It’s that time of year when everyone starts opening their windows and dragging bags and boxes of junk out of their homes in an attempt to clean, organize and usher in a new, airier season. I love the idea of spring cleaning, but in practice? I’m pretty useless. An informal poll of people who know me will show that I am regularly voted Least Organized Person To Ever Live. I’m also reigning champion of the Least Likely To Get Off Her Bum And Do Stuff (please don’t make me do stuff!) award, so that doesn’t help. The spring cleaning bug usually manifests itself in my life by me finally taking out the last 3 months worth of recycling, dragging out the vacuum and maybe Febreezing the hell out of the curtains.
This year, though, I’m backed into a bit of a corner. As you may or may not be aware, I’m currently very knocked up, and in about eleven weeks, that is going to mean a fourth permanent resident in our already very cramped 2 bedroom flat. Babies, while tiny, accumulate a lot of very large accessories. We don’t currently have the time/money to move, so making the most of our little bit of space is the only option. How to actually do that, though, is utterly and completely beyond me.
I’ve purchased plastic bins for my 4 year old’s toys, and even managed to go through said toys, getting rid of all the broken ones and separating them by type. The neatness there lasted about 2 weeks. Now we’ve just got overflowing toy bins everywhere. Clothing is another huge problem for me. Our dryer broke a few months back and I’m stuck using clothes horses, which means that I can only do a couple loads of laundry every two days. Unfortunately, that leaves me with an enormous (and never ending) pile of laundry waiting to be done… and no place to put it. It lives on our bedroom floor, and I call it Jeremy.

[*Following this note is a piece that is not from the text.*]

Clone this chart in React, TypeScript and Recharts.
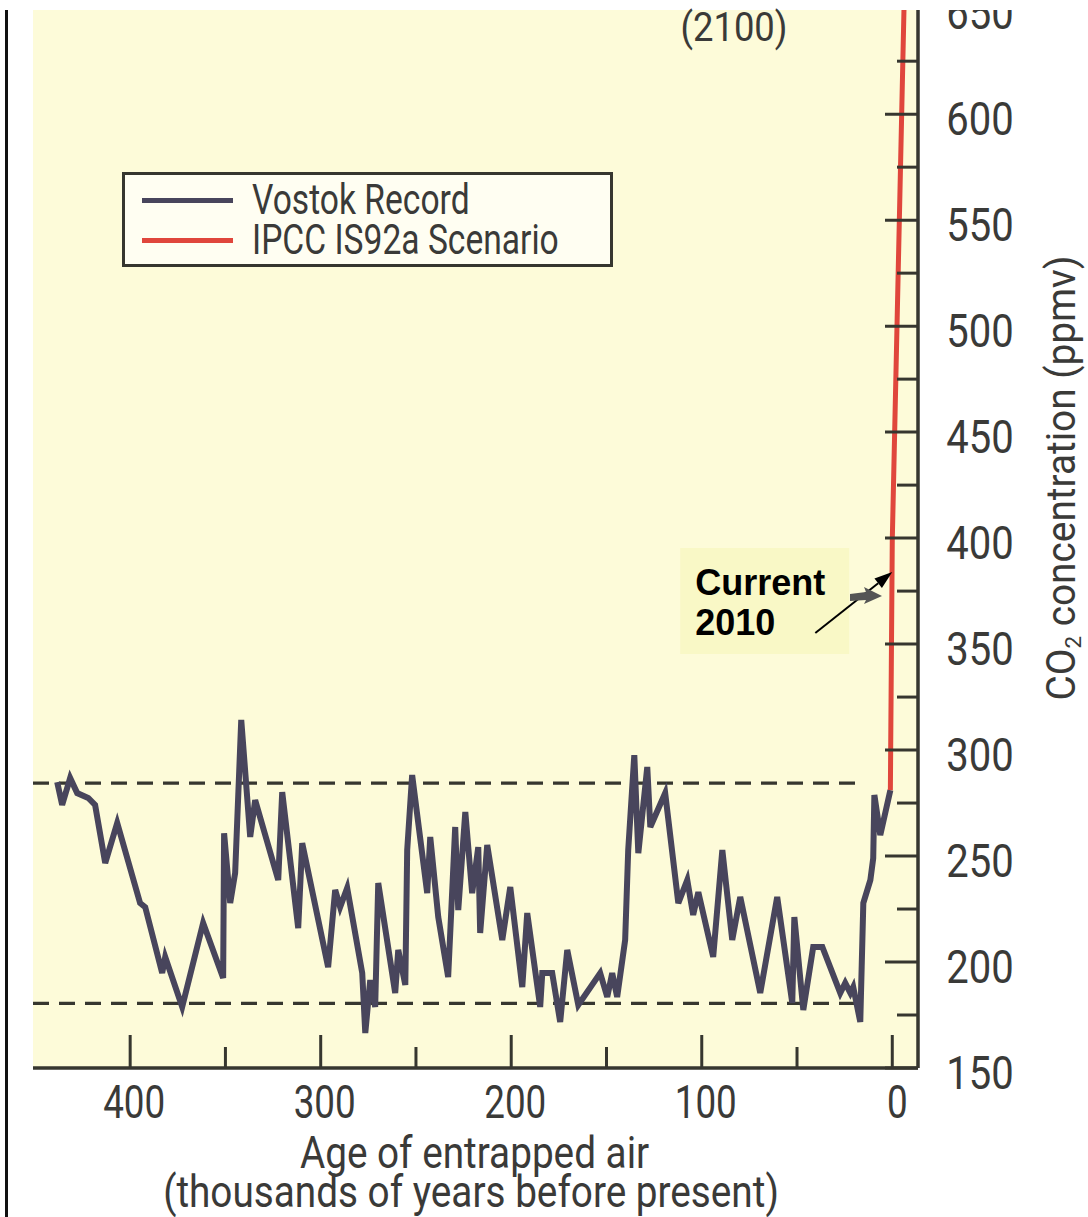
import React from 'react';
import {
  LineChart,
  Line,
  XAxis,
  YAxis,
  CartesianGrid,
  ReferenceLine,
  ReferenceArea,
  Legend,
} from 'recharts';

// Vostok ice core record (age in kyr BP, CO2 in ppmv)
const vostokAge = [
  438.3, 435.7, 431.5, 427.8, 422.0, 418.4, 413.1, 406.8, 394.8, 392.1,
  383.2, 381.6, 372.7, 361.7, 351.2, 350.7, 347.5, 344.9, 341.7, 337.0,
  334.4, 322.3, 320.2, 311.8, 309.7, 296.1, 292.4, 289.8, 286.1, 278.2,
  276.6, 274.0, 271.4, 269.8, 260.9, 259.3, 255.6, 254.6, 252.0, 244.1,
  242.5, 238.3, 233.1, 229.4, 227.8, 224.1, 220.5, 217.3, 216.3, 212.6,
  204.7, 200.5, 194.2, 191.6, 184.8, 183.7, 178.5, 174.3, 170.6, 164.8,
  153.3, 149.6, 147.0, 144.4, 140.2, 138.6, 135.4, 133.3, 128.6, 127.0,
  119.2, 112.3, 107.6, 104.5, 101.8, 94.0, 89.2, 84.0, 79.8, 69.3,
  60.4, 52.5, 51.4, 46.7, 41.5, 36.7, 27.3, 24.7, 22.0, 20.5,
  16.8, 15.2, 11.5, 10.0, 9.4, 6.3, 1.0,
];
const vostokCo2 = [
  284.9, 274.1, 286.8, 279.7, 277.4, 274.1, 246.7, 265.6, 227.8, 225.9,
  194.8, 202.4, 178.8, 218.4, 192.5, 260.8, 227.8, 242.0, 314.2, 259.0,
  276.4, 238.7, 280.2, 216.0, 256.1, 197.6, 234.0, 225.9, 234.9, 194.8,
  166.5, 191.5, 178.8, 237.3, 185.4, 205.7, 189.2, 252.8, 288.2, 232.5,
  259.0, 221.2, 192.9, 263.7, 224.5, 270.8, 232.5, 254.2, 213.7, 255.2,
  210.4, 235.4, 188.2, 223.1, 178.8, 194.8, 194.8, 171.7, 205.7, 179.7,
  194.8, 183.5, 194.8, 183.5, 210.4, 252.8, 297.6, 251.4, 292.0, 263.7,
  279.7, 227.8, 238.7, 222.2, 233.0, 202.4, 252.8, 210.4, 230.7, 185.4,
  230.7, 180.7, 221.2, 177.4, 207.1, 207.1, 185.4, 190.1, 185.4, 188.2,
  171.7, 227.8, 238.7, 249.0, 278.8, 259.9, 281.1,
];

// IPCC IS92a scenario (runs off the top of the chart)
const scenarioAge = [1.0, 0.0, -6.4];
const scenarioCo2 = [281.1, 399.0, 660.0];

// pre-industrial band (dashed lines)
const bandCo2 = [284.4, 180.5];
const bandFrom = 451;
const bandTo = 15.7;

const xTicks = [400, 350, 300, 250, 200, 150, 100, 50, 0];
const yTicks = [150, 175, 200, 225, 250, 275, 300, 325, 350, 375, 400, 425, 450, 475, 500, 525, 550, 575, 600, 625, 650];
const legendOrder = ['Vostok Record', 'IPCC IS92a Scenario'];

// "Current 2010" callout
const calloutAge = [111.3, 22.6];
const calloutCo2 = [345.3, 395.3];
const arrowFrom = { age: 40.4, co2: 355.2 };
const arrowTo = { age: 0.0, co2: 384.0 };

const vostok = vostokAge.map((age, i) => ({ age, co2: vostokCo2[i] }));
const scenario = scenarioAge.map((age, i) => ({ age, co2: scenarioCo2[i] }));

const INK = '#36362f';
const TEXT = '#3a3a38';
const SCAN_FONT = 'Roboto, "Liberation Sans", sans-serif';

const XTick = (props: any) => {
  const { x, y, payload } = props;
  const major = payload.value % 100 === 0;
  return (
    <g>
      <line x1={x} x2={x} y1={y} y2={y - (major ? 33 : 21)} stroke={INK} strokeWidth={3} />
      {major && (
        <text
          transform={`translate(${x + (payload.value === 0 ? 5 : 4)},${y + 50}) scale(0.8,1)`}
          textAnchor="middle"
          fontFamily={SCAN_FONT}
          fontSize={46}
          fill={TEXT}
        >
          {payload.value}
        </text>
      )}
    </g>
  );
};

const RightTick = (props: any) => {
  const { x, y, payload } = props;
  const major = payload.value % 50 === 0;
  return (
    <g>
      <line x1={x} x2={x - (major ? 33 : 21)} y1={y} y2={y} stroke={INK} strokeWidth={3} />
      {major && (
        <text
          transform={`translate(${x + 62},${y + 21}) scale(0.87,1)`}
          textAnchor="middle"
          fontFamily={SCAN_FONT}
          fontSize={46}
          fill={TEXT}
        >
          {payload.value}
        </text>
      )}
    </g>
  );
};

const LeftTick = (props: any) => {
  const { x, y, payload } = props;
  const major = payload.value % 50 === 0;
  return <line x1={x} x2={x + (major ? 37 : 25)} y1={y} y2={y} stroke={INK} strokeWidth={3} />;
};

const xTitle = () => (
  <text fontFamily={SCAN_FONT} fill={TEXT} textAnchor="middle" fontSize={44} transform="translate(471,1181) scale(0.88,1)">
    <tspan x={4} y={0}>Age of entrapped air</tspan>
    <tspan x={0} y={39}>(thousands of years before present)</tspan>
  </text>
);

const yTitle = () => (
  <text
    transform="translate(1075,491) rotate(-90) scale(0.97,1)"
    textAnchor="middle"
    fontFamily={SCAN_FONT}
    fontSize={40}
    fill={TEXT}
  >
    CO<tspan fontSize={23} dy={6}>2</tspan>
    <tspan dy={-6}> concentration (ppmv)</tspan>
  </text>
);

const calloutLabel = (props: any) => {
  const { x, y } = props.viewBox;
  return (
    <text fontFamily='"Liberation Sans", Arial, sans-serif' fontWeight="bold" fontSize={36} fill="#000">
      <tspan x={x + 15} y={y + 47}>Current</tspan>
      <tspan x={x + 15} y={y + 87}>2010</tspan>
    </text>
  );
};

const ArrowShape = (p: any) => {
  const { x1, y1, x2, y2 } = p;
  const a = Math.atan2(y2 - y1, x2 - x1);
  const L = 18;
  const W = 6;
  const bx = x2 - L * Math.cos(a);
  const by = y2 - L * Math.sin(a);
  const pts = `${x2},${y2} ${bx + W * Math.sin(a)},${by - W * Math.cos(a)} ${bx - W * Math.sin(a)},${by + W * Math.cos(a)}`;
  return (
    <g>
      <line x1={x1} y1={y1} x2={bx} y2={by} stroke="#000" strokeWidth={2} />
      <polygon points={pts} fill="#000" />
    </g>
  );
};

const renderLegend = (props: any) => {
  const items = [...(props.payload || [])].sort(
    (a: any, b: any) => legendOrder.indexOf(a.value) - legendOrder.indexOf(b.value)
  );
  return (
    <div
      style={{
        boxSizing: 'border-box',
        width: 491,
        height: 95,
        border: `3px solid ${INK}`,
        background: '#fffef2',
        paddingTop: 5,
      }}
    >
      {items.map((e: any) => (
        <div key={e.value} style={{ display: 'flex', alignItems: 'center', height: 40 }}>
          <div style={{ flexShrink: 0, width: 91, height: 5, background: e.color, marginLeft: 17, marginRight: 19 }} />
          <span
            style={{
              display: 'inline-block',
              fontFamily: SCAN_FONT,
              fontSize: 42,
              lineHeight: '40px',
              color: TEXT,
              whiteSpace: 'nowrap',
              transform: 'scaleX(0.8)',
              transformOrigin: 'left center',
            }}
          >
            {e.value}
          </span>
        </div>
      ))}
    </div>
  );
};

export default function App() {
  return (
    <div style={{ position: 'absolute', left: 0, top: 0, width: 1088, height: 1217, background: '#fff', overflow: 'hidden' }}>
      <div style={{ position: 'absolute', left: 5, top: 10, width: 3, height: 1207, background: '#111' }} />
      <div style={{ position: 'absolute', left: 0, top: 10, width: 1088, height: 1207, overflow: 'hidden' }}>
        <div style={{ position: 'absolute', left: 0, top: -23 }}>
          <LineChart width={1088} height={1230} margin={{ top: 0, right: 0, bottom: 0, left: 33 }}>
            <CartesianGrid fill="#fdfbd9" stroke="none" horizontal={false} vertical={false} />
            <XAxis
              dataKey="age"
              type="number"
              domain={[-13.5, 451]}
              reversed
              allowDataOverflow
              ticks={xTicks}
              interval={0}
              height={149}
              tickSize={0}
              tickMargin={0}
              tickLine={false}
              axisLine={{ stroke: INK, strokeWidth: 3.5 }}
              tick={<XTick />}
              label={xTitle}
            />
            <YAxis
              yAxisId="l"
              orientation="left"
              type="number"
              domain={[150, 660]}
              allowDataOverflow
              ticks={yTicks}
              interval={0}
              width={0}
              tickSize={0}
              tickMargin={0}
              tickLine={false}
              axisLine={{ stroke: INK, strokeWidth: 3.5 }}
              tick={<LeftTick />}
            />
            <YAxis
              yAxisId="r"
              orientation="right"
              type="number"
              domain={[150, 660]}
              allowDataOverflow
              ticks={yTicks}
              interval={0}
              width={170}
              tickSize={0}
              tickMargin={0}
              tickLine={false}
              axisLine={{ stroke: INK, strokeWidth: 3.5 }}
              tick={<RightTick />}
              label={yTitle}
            />
            {bandCo2.map((v) => (
              <ReferenceLine
                key={v}
                yAxisId="r"
                segment={[{ x: bandFrom, y: v }, { x: bandTo, y: v }]}
                stroke={INK}
                strokeWidth={3.2}
                strokeDasharray="16 10"
              />
            ))}
            <ReferenceArea
              yAxisId="r"
              x1={calloutAge[0]}
              x2={calloutAge[1]}
              y1={calloutCo2[0]}
              y2={calloutCo2[1]}
              fill="#f9f8c6"
              fillOpacity={1}
              stroke="none"
              label={calloutLabel}
            />
            <Line
              yAxisId="r"
              data={vostok}
              dataKey="co2"
              name="Vostok Record"
              type="linear"
              stroke="#48455c"
              strokeWidth={6}
              dot={false}
              isAnimationActive={false}
            />
            <Line
              yAxisId="r"
              data={scenario}
              dataKey="co2"
              name="IPCC IS92a Scenario"
              type="linear"
              stroke="#e0463c"
              strokeWidth={5}
              dot={false}
              isAnimationActive={false}
            />
            <ReferenceLine
              yAxisId="r"
              segment={[{ x: arrowFrom.age, y: arrowFrom.co2 }, { x: arrowTo.age, y: arrowTo.co2 }]}
              shape={ArrowShape}
            />
            <Legend
              layout="vertical"
              align="center"
              verticalAlign="middle"
              content={renderLegend}
              wrapperStyle={{ left: 122, top: 185, width: 491, height: 95 }}
            />
          </LineChart>
        </div>
      </div>
      <svg width={1088} height={1217} style={{ position: 'absolute', left: 0, top: 0, pointerEvents: 'none' }}>
        <text
          transform="translate(734,41) scale(0.91,1)"
          textAnchor="middle"
          fontFamily={SCAN_FONT}
          fontSize={40}
          fill={TEXT}
        >
          (2100)
        </text>
        <polygon points="850,594 866,592 864,587 882,596 864,604 866,600 850,601" fill="#555" />
      </svg>
    </div>
  );
}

So, as a last resort, I am reaching out to you. All you lovely, organized people out there on the Internet (Why does spell check insist that we capitalize “Internet”? I mean, does something that specializes almost entirely in porn and talking cat pictures really deserve that kind of status?). Somebody out there must have some sort of idea how I can fit another human being in this little shoe box. Help. PLEASE.